Reports suggest that the ire of the Brazilian protesters has recently turned on Fifa itself, perhaps because of its status as a non-tax paying, sponsor-obsessed, self-appointed ‘nation state’ of international sport, one which typically demands that its host nations construct a plethora of new sports stadia and associated luxuries, irrespective of local needs and long term viability. Indeed, it has been suggested that one of the reasons why England performed so badly in its own latest attempts to secure hosting rights for the World Cup finals was that too many of its major stadia were already built. This meant simply not enough prestigious spending bling for Fifa’s media and commercial ambitions – so oligarch-rich Russia and (improbably) Qatar got the nod.
The Brazilian protests may yet fizzle out, lacking the kind of ideological coherence necessary to sustain a longer term campaign for more responsive domestic government. But by turning the spotlight on international governing bodies of sport they have also already raised important questions for these global times about who such sporting mega-events are really for? Few poorer Brazilian fans will be able to attend World Cup matches in 2014: they are priced largely as events for local affluents and international tourists. Local businesses are also often unable to benefit from making lucrative connections with the mega-events which are hosted on their doorstep because of the ways in which the commercial rights of trans-global sponsors are so slavishly protected.
For Fifa’s part, it will protest that its events do have a positive local impact on well-being and that it raises money from staging its finals to redistribute income to smaller football nations and to fund its various social initiatives in Africa and other parts of the developing world. These are reasonable points, but the sums don’t always add up here. And, in any case, this kind of defence is likely to cut little ice with those protesters who wonder how the Brazilian state can happily commit, at Fifa’s and the IOC’s bidding and in near open-ended fashion, to hosting global sport aimed at corporate customers and the relatively wealthy, whilst baulking at providing decent bus and train services for the rest of the Brazilian population.
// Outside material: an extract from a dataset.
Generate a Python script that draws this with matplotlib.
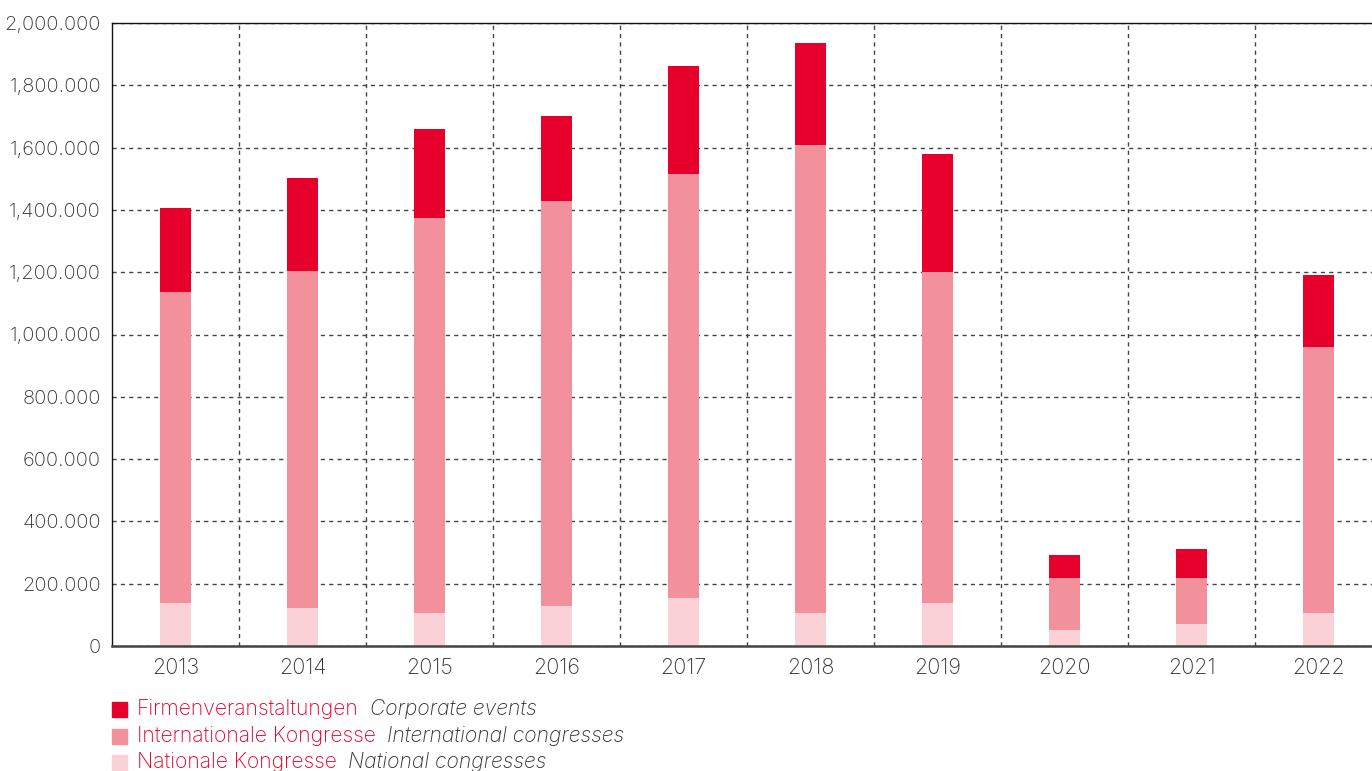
import numpy as np
import matplotlib.pyplot as plt

years = ['2013', '2014', '2015', '2016', '2017', '2018', '2019', '2020', '2021', '2022']
national = [138000, 122000, 106000, 128000, 154000, 106000, 138000, 51000, 71000, 106000]
international = [998000, 1082000, 1268000, 1301000, 1361000, 1502000, 1063000, 167000, 147000, 854000]
corporate = [270000, 298000, 286000, 272000, 347000, 328000, 378000, 74000, 93000, 231000]

ytick_vals = [0, 200000, 400000, 600000, 800000, 1000000, 1200000, 1400000, 1600000, 1800000, 2000000]
ytick_labels = ['0', '200.000', '400.000', '600.000', '800.000', '1,000.000',
                '1,200.000', '1,400.000', '1,600.000', '1,800.000', '2,000.000']

c_corp = '#E8002C'
c_int = '#F2919B'
c_nat = '#F9D1D7'
red_text = '#E8002C'
dark = '#333333'

plt.rcParams['font.family'] = ['Inter', 'DejaVu Sans']

fig = plt.figure(figsize=(13.72, 7.71), dpi=100)
ax = fig.add_axes([112 / 1372, 125 / 771, 1270 / 1372, 623 / 771])

x = np.arange(len(years))
w = 0.245
nat = np.array(national)
intl = np.array(international)
corp = np.array(corporate)
ax.bar(x, nat, w, color=c_nat, zorder=2)
ax.bar(x, intl, w, bottom=nat, color=c_int, zorder=2)
ax.bar(x, corp, w, bottom=nat + intl, color=c_corp, zorder=2)

ax.set_xlim(-0.5, len(years) - 0.5)
ax.set_ylim(0, 2000000)
ax.set_xticks(x)
ax.set_xticklabels(years, fontsize=15.5, color=dark, fontweight='light')
ax.set_xticks(x[:-1] + 0.5, minor=True)
ax.set_yticks(ytick_vals)
ax.set_yticklabels(ytick_labels, fontsize=14.5, color=dark, fontweight='light')
ax.tick_params(axis='both', which='both', length=0)
ax.tick_params(axis='x', pad=9)
ax.tick_params(axis='y', pad=8)

ax.grid(axis='y', which='major', linestyle=(0, (3, 3)), color='#444444', linewidth=1, zorder=1)
ax.grid(axis='x', which='minor', linestyle=(0, (3, 3)), color='#444444', linewidth=1, zorder=1)
ax.set_axisbelow(True)

for side in ['left', 'top', 'right']:
    ax.spines[side].set_color('#111111')
    ax.spines[side].set_linewidth(1)
ax.spines['bottom'].set_color('#444444')
ax.spines['bottom'].set_linewidth(1.8)

legend_items = [
    (c_corp, 'Firmenveranstaltungen', 'Corporate events'),
    (c_int, 'Internationale Kongresse', 'International congresses'),
    (c_nat, 'Nationale Kongresse', 'National congresses'),
]
for i, (col, de, en) in enumerate(legend_items):
    yc = 1 - (709 + i * 26.5) / 771
    fig.patches.append(plt.Rectangle((112 / 1372, yc - 8 / 771), 15 / 1372, 15 / 771,
                                     transform=fig.transFigure, color=col))
    t = fig.text(137 / 1372, yc, de, fontsize=15.2, color=red_text, va='center', fontweight='light')
    ax.annotate(en, xy=(1, 0.5), xycoords=t, xytext=(8, 0), textcoords='offset points',
                va='center', ha='left', fontsize=15.2, color=dark, style='italic',
                fontweight='light', annotation_clip=False)

fig.savefig('out.png', dpi=100)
Perhaps this week’s protesters have hit on a nerve for these austerity times when so many people are struggling with local concerns for a decent life for themselves and their family. Maybe, global mega-event sport with its huge entourage of commercial sponsors, its unelected and unaccountable international power-brokers, its lack of local responsiveness, and it largely unregulated trans-national corporate ambitions, has finally become just too big for its boots?